Horowitz and Hill is the canonical recommendation for novices, and a text that almost no novice actually learns from.


Like the dragon book for compilers.


Having read both of them (well, I had the dragon book as a compiler course textbook, couldn't really read it all, donno who can) I think that's not a fair comparison.

AoE is extremely practical. I think the debate here is what exactly are "fundamentals" for electronics. I read AoE with high school physics and some hands on tinkering (mostly with exposure to software in embedded systems) as my background. At that point in my life I found it readable and enjoyable. It will help you get to the next level. Probably skipped some sections that weren't of interest though. I probably built my first electronic circuit in elementary school (some lights, switches, battery, etc.). If you just have no clue of anything electronics then yes, this is not the book for you. But it still is "electronics fundamentals" despite that.
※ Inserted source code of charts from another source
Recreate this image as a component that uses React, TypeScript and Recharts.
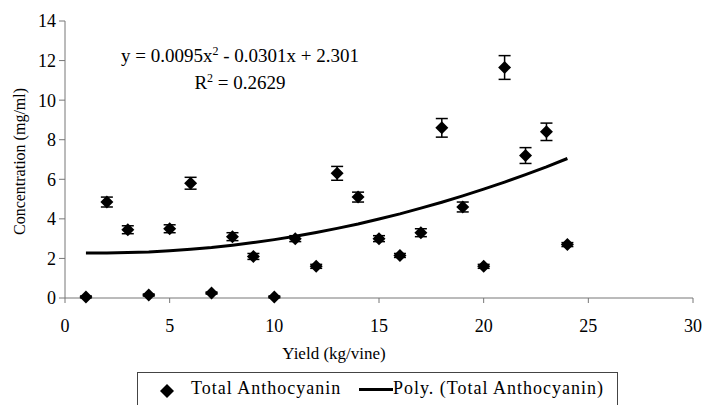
import React from 'react';
import { ComposedChart, Scatter, Line, XAxis, YAxis, ErrorBar, Label } from 'recharts';

// yield (kg/vine) per vine sample
const yieldKg = [1, 2, 3, 4, 5, 6, 7, 8, 9, 10, 11, 12, 13, 14, 15, 16, 17, 18, 19, 20, 21, 22, 23, 24];
// total anthocyanin (mg/ml)
const anthocyanin = [0.05, 4.85, 3.45, 0.15, 3.5, 5.8, 0.25, 3.1, 2.1, 0.05, 3.0, 1.6, 6.3, 5.1, 3.0, 2.15, 3.3, 8.6, 4.6, 1.6, 11.65, 7.2, 8.4, 2.7];
// error bar half-heights
const errors = [0.05, 0.25, 0.2, 0.05, 0.2, 0.3, 0.05, 0.2, 0.15, 0.05, 0.15, 0.1, 0.35, 0.25, 0.15, 0.1, 0.2, 0.47, 0.25, 0.1, 0.6, 0.4, 0.44, 0.1];
// poly trendline
const polyTrend = [2.28, 2.28, 2.3, 2.33, 2.39, 2.46, 2.55, 2.67, 2.8, 2.95, 3.12, 3.31, 3.52, 3.74, 3.99, 4.25, 4.54, 4.84, 5.16, 5.5, 5.86, 6.24, 6.63, 7.05];

const xTicks = [0, 5, 10, 15, 20, 25, 30];
const yTicks = [0, 2, 4, 6, 8, 10, 12, 14];

const data = yieldKg.map((x, i) => ({
  x,
  conc: anthocyanin[i],
  err: errors[i],
  trend: polyTrend[i],
}));

const FONT = '"Liberation Serif", "Times New Roman", serif';

const Diamond = (props: any) => {
  const { cx, cy } = props;
  if (cx == null || cy == null) return null;
  const r = 6.5;
  return <polygon points={`${cx},${cy - r} ${cx + r},${cy} ${cx},${cy + r} ${cx - r},${cy}`} fill="#000" />;
};

export default function App() {
  const tick = { fill: '#000', fontSize: 18 };
  return (
    <div style={{ position: 'absolute', left: 0, top: 0, width: 704, height: 405, background: '#fff', overflow: 'hidden', fontFamily: FONT }}>
      <ComposedChart width={704} height={405} data={data} margin={{ top: 21, right: 11, left: 0, bottom: 45 }}>
        <XAxis
          dataKey="x"
          type="number"
          domain={[0, 30]}
          ticks={xTicks}
          tickSize={5}
          tickMargin={16}
          height={62}
          tick={tick}
          axisLine={{ stroke: '#777' }}
          tickLine={{ stroke: '#777' }}
        >
          <Label value="Yield (kg/vine)" position="insideBottom" offset={1} dx={-45} fill="#000" fontSize={17} />
        </XAxis>
        <YAxis
          type="number"
          domain={[0, 14]}
          ticks={yTicks}
          tickSize={6}
          tickMargin={3}
          width={65}
          tick={tick}
          axisLine={{ stroke: '#777' }}
          tickLine={{ stroke: '#777' }}
        >
          <Label value="Concentration (mg/ml)" angle={-90} position="insideLeft" offset={19} dy={2} fill="#000" fontSize={16} style={{ textAnchor: 'middle' }} />
        </YAxis>
        <Line dataKey="trend" type="linear" stroke="#000" strokeWidth={3} dot={false} activeDot={false} isAnimationActive={false} />
        <Scatter dataKey="conc" shape={<Diamond />} isAnimationActive={false}>
          <ErrorBar dataKey="err" direction="y" width={6} stroke="#000" strokeWidth={1.5} />
        </Scatter>
      </ComposedChart>

      <div style={{ position: 'absolute', left: 0, width: 480, top: 42, textAlign: 'center', fontSize: 19, lineHeight: '27px', color: '#000' }}>
        <div>y = 0.0095x<sup style={{ fontSize: 12, lineHeight: 0 }}>2</sup> - 0.0301x + 2.301</div>
        <div>R<sup style={{ fontSize: 12, lineHeight: 0 }}>2</sup> = 0.2629</div>
      </div>

      <div style={{ position: 'absolute', left: 137, top: 372, width: 481, height: 40, border: '1px solid #444', boxSizing: 'border-box', fontSize: 18, letterSpacing: 1, color: '#000', whiteSpace: 'nowrap' }}>
        <svg width={14} height={14} style={{ position: 'absolute', left: 22, top: 11 }}>
          <polygon points="7,0 14,7 7,14 0,7" fill="#000" />
        </svg>
        <span style={{ position: 'absolute', left: 53, top: 5, lineHeight: 'normal' }}>Total Anthocyanin</span>
        <div style={{ position: 'absolute', left: 221, top: 15, width: 34, height: 3, background: '#000' }} />
        <span style={{ position: 'absolute', left: 255, top: 5, lineHeight: 'normal' }}>Poly. (Total Anthocyanin)</span>
      </div>
    </div>
  );
}
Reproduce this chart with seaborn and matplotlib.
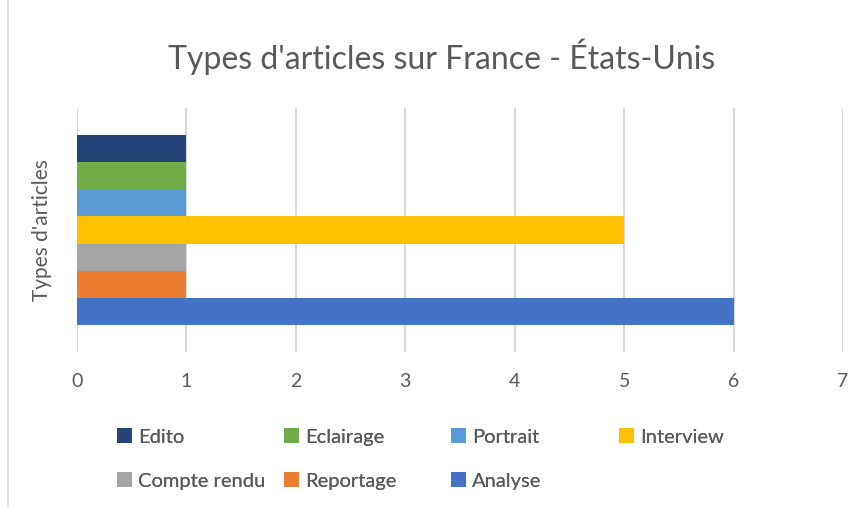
import pandas as pd
import numpy as np
import matplotlib
matplotlib.use('Agg')
import seaborn as sns
import matplotlib.pyplot as plt
from matplotlib.patches import Patch
from matplotlib.lines import Line2D

# data, top bar first
types = ['Edito', 'Eclairage', 'Portrait', 'Interview', 'Compte rendu', 'Reportage', 'Analyse']
counts = [1, 1, 1, 5, 1, 1, 6]
colors = ['#264478', '#70AD47', '#5B9BD5', '#FFC000', '#A5A5A5', '#ED7D31', '#4472C4']
category = "Types d'articles"
title = "Types d'articles sur France - États-Unis"

df = pd.DataFrame({'Categorie': [category] * len(types), 'Type': types, 'Nombre': counts})

sns.set_style('white')
plt.rcParams['font.family'] = ['Lato', 'DejaVu Sans']
text_grey = '#595959'
grid_grey = '#D9D9D9'

fig = plt.figure(figsize=(8.68, 5.07), dpi=100)
ax = fig.add_axes([77 / 868, 1 - 352 / 507, (843 - 77) / 868, (352 - 108) / 507])

sns.barplot(data=df, y='Categorie', x='Nombre', hue='Type', hue_order=types,
            palette=colors, orient='h', width=0.78, saturation=1, legend=False,
            linewidth=0, ax=ax)

ax.set_xlim(0, 7)
ax.set_xticks(range(0, 8))
ax.xaxis.grid(True, color=grid_grey, linewidth=1.5)
ax.set_axisbelow(True)
for s in ax.spines.values():
    s.set_visible(False)
ax.tick_params(axis='x', length=0, pad=15, labelsize=14, labelcolor=text_grey)
ax.set_yticks([])
ax.set_xlabel('')
ax.set_ylabel(category, fontsize=15, color=text_grey, labelpad=18)

fig.text(0.509, 1 - 57 / 507, title, ha='center', va='center', fontsize=23, color=text_grey)

# legend laid out like Excel: two rows, fixed columns
col_x = [117, 284, 451, 619]
row_y = [437, 481]
for i, (t, c) in enumerate(zip(types, colors)):
    r, k = divmod(i, 4)
    leg = fig.legend(handles=[Patch(facecolor=c, edgecolor='none')], labels=[t],
                     loc='center left', bbox_to_anchor=(col_x[k] / 868, 1 - row_y[r] / 507),
                     frameon=False, fontsize=14.5, labelcolor=text_grey,
                     handlelength=0.75, handleheight=0.75, handletextpad=0.3, borderpad=0,
                     borderaxespad=0)
    fig.add_artist(leg)

fig.add_artist(Line2D([8 / 868, 8 / 868], [0, 1], color=grid_grey, linewidth=1.2))

fig.savefig('out.png', dpi=100)
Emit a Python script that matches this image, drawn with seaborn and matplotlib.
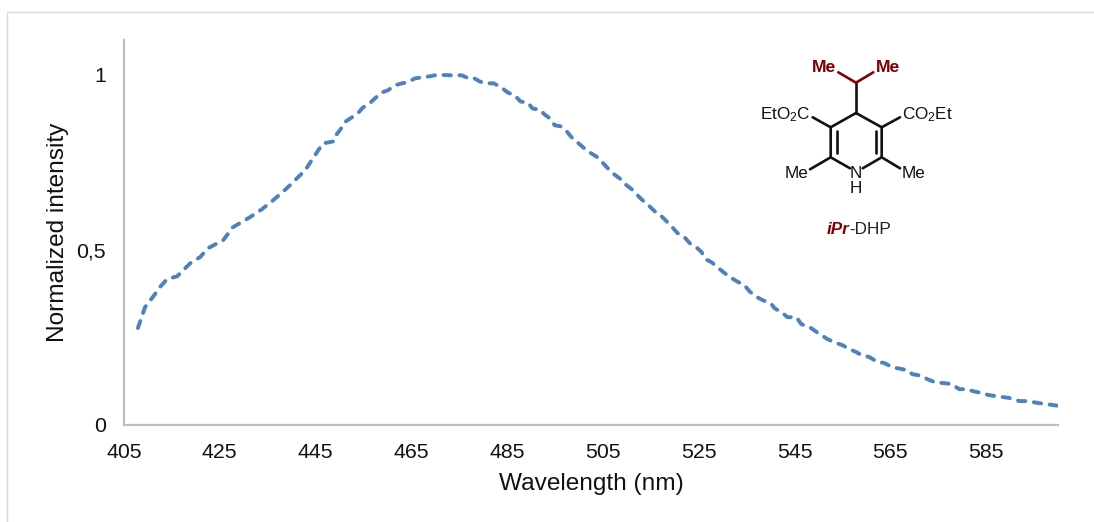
import matplotlib
matplotlib.use('Agg')
import matplotlib.pyplot as plt
import pandas as pd
import seaborn as sns

# values
wavelength = [407.9, 409.4, 411.0, 412.5, 414.0, 416.1, 418.8, 420.9, 422.5, 425.7,
              427.7, 431.3, 433.8, 436.1, 439.0, 442.8, 446.5, 448.8, 449.4, 450.5,
              451.3, 452.6, 453.8, 454.9, 456.3, 457.4, 458.8, 460.1, 461.5, 463.0,
              464.2, 465.7, 467.2, 468.8, 470.3, 471.5, 473.4, 475.5, 476.5, 477.8,
              479.3, 480.7, 482.2, 483.8, 485.1, 486.6, 487.8, 489.3, 490.3, 491.8,
              492.8, 493.9, 494.9, 496.2, 497.4, 498.5, 499.7, 501.6, 503.9, 505.8,
              507.0, 508.5, 509.7, 511.0, 512.2, 513.3, 514.5, 515.8, 517.2, 518.3,
              519.5, 520.6, 522.0, 523.1, 524.5, 525.6, 526.4, 527.7, 528.9, 530.4,
              531.6, 532.9, 534.5, 535.6, 536.8, 538.3, 540.0, 540.8, 542.5, 543.5,
              545.4, 546.4, 548.1, 550.2, 551.9, 553.7, 555.0, 556.4, 557.9, 558.9,
              560.6, 562.3, 563.7, 565.4, 568.3, 569.6, 571.5, 572.7, 574.6, 575.8,
              577.7, 579.4, 580.8, 582.1, 584.0, 585.6, 587.1, 589.8, 591.9, 593.6,
              596.1, 599.8]
intensity = [0.276, 0.336, 0.364, 0.393, 0.416, 0.424, 0.461, 0.479, 0.504, 0.527,
             0.564, 0.593, 0.616, 0.641, 0.676, 0.727, 0.804, 0.810, 0.830, 0.850,
             0.867, 0.879, 0.890, 0.907, 0.919, 0.933, 0.950, 0.956, 0.970, 0.976,
             0.979, 0.990, 0.993, 0.996, 1.000, 1.000, 0.999, 0.999, 0.993, 0.993,
             0.981, 0.976, 0.976, 0.964, 0.950, 0.941, 0.924, 0.921, 0.904, 0.901,
             0.887, 0.876, 0.856, 0.853, 0.839, 0.821, 0.807, 0.784, 0.764, 0.736,
             0.719, 0.704, 0.687, 0.673, 0.656, 0.641, 0.627, 0.610, 0.596, 0.581,
             0.564, 0.547, 0.536, 0.519, 0.507, 0.493, 0.473, 0.464, 0.450, 0.433,
             0.421, 0.410, 0.399, 0.381, 0.367, 0.356, 0.347, 0.333, 0.319, 0.307,
             0.307, 0.287, 0.279, 0.259, 0.244, 0.233, 0.227, 0.216, 0.207, 0.199,
             0.193, 0.179, 0.176, 0.164, 0.156, 0.144, 0.139, 0.130, 0.119, 0.119,
             0.116, 0.101, 0.101, 0.096, 0.090, 0.084, 0.081, 0.076, 0.067, 0.067,
             0.061, 0.054]
x_ticks = [405, 425, 445, 465, 485, 505, 525, 545, 565, 585]
y_ticks = [0, 0.5, 1]
y_tick_labels = ['0', '0,5', '1']

W, H = 1094, 522
DARK_RED = '#7F0000'

sns.set_theme(style='white')
plt.rcParams['font.family'] = ['Liberation Sans', 'DejaVu Sans']
plt.rcParams['mathtext.default'] = 'regular'

df = pd.DataFrame({'wavelength': wavelength, 'intensity': intensity})

fig = plt.figure(figsize=(W / 100, H / 100), dpi=100)
ax = fig.add_axes([124 / W, 1 - 424.5 / H, 934 / W, 384.5 / H])

sns.lineplot(data=df, x='wavelength', y='intensity', ax=ax, color='#4F81BD',
             linewidth=2.8, linestyle=(0, (1.9, 2.2)), dash_capstyle='round',
             errorbar=None)

ax.set_xlim(405, 600)
ax.set_ylim(0, 1.1)
ax.set_xticks(x_ticks)
ax.set_yticks(y_ticks)
ax.set_yticklabels(y_tick_labels)
ax.tick_params(axis='x', length=0, pad=13, labelsize=15.3, labelcolor='#111111')
ax.tick_params(axis='y', length=0, pad=13, labelsize=15.3, labelcolor='#111111')
ax.set_xlabel('Wavelength (nm)', fontsize=17.6, color='#111111', labelpad=8)
ax.set_ylabel('Normalized intensity', fontsize=17.6, color='#111111', labelpad=5)
sns.despine(ax=ax)
for side in ['left', 'bottom']:
    ax.spines[side].set_color('#BFBFBF')
    ax.spines[side].set_linewidth(1.6)

# overlay in pixel coordinates for the frame and the structure drawing
ov = fig.add_axes([0, 0, 1, 1], facecolor='none')
ov.set_xlim(0, W)
ov.set_ylim(H, 0)
ov.axis('off')

ov.plot([7, 7, W], [H, 11.5, 11.5], color='#D9D9D9', lw=1.0, solid_joinstyle='miter')

black_bonds = [
    [(856, 113), (830.7, 127.3), (830.7, 157.3), (850, 168.3)],
    [(856, 113), (881.7, 127.3), (881.7, 157.3), (862.7, 168.3)],
    [(836.5, 131), (836.5, 153)],
    [(876, 131), (876, 153)],
    [(830.7, 127.3), (812.7, 117.3)],
    [(881.7, 127.3), (900, 117.3)],
    [(830.7, 157.3), (810, 169.3)],
    [(881.7, 157.3), (900, 168.3)],
    [(856, 113), (856, 82.7)],
]
for bond in black_bonds:
    ov.plot(*zip(*bond), color='#111111', lw=1.9, solid_capstyle='round')
ov.plot([838.3, 856, 873.3], [72.3, 82.7, 72.3], color=DARK_RED, lw=1.9,
        solid_capstyle='round')

mol = dict(fontsize=12.3, color='#111111', va='center')
ov.text(810.5, 115, 'EtO$_2$C', ha='right', **mol)
ov.text(902, 115, 'CO$_2$Et', ha='left', **mol)
ov.text(808, 174, 'Me', ha='right', **mol)
ov.text(902, 174, 'Me', ha='left', **mol)
ov.text(856, 174, 'N', ha='center', **mol)
ov.text(856, 188.5, 'H', ha='center', **mol)
ov.text(836.5, 68, 'Me', ha='right', va='center', fontsize=12.6, color=DARK_RED, fontweight='bold')
ov.text(875.5, 68, 'Me', ha='left', va='center', fontsize=12.6, color=DARK_RED, fontweight='bold')
ov.text(849.5, 230, 'iPr', ha='right', va='center', fontsize=12.3, color=DARK_RED,
        fontweight='bold', fontstyle='italic')
ov.text(849, 230, '-DHP', ha='left', va='center', fontsize=12.3, color='#222222')

fig.savefig('out.png', dpi=100, facecolor='white')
I already knew something by the time I read it so that must have helped. I guess you do need a certain maturity level (in the subject) to get started but once you have it (maybe from somewhere else) I think it's great.

It reminds me of my first time trying to learn assembly language when I was in my early teens. I just could not make any sense of it. I knew a little bit of PASCAL and BASIC at the time and that was just alien territory. When I came back a few years later after some exposure then it all came together.

Try going back to the book ;)


If you began with Forth, assembly wouldn't be that odd.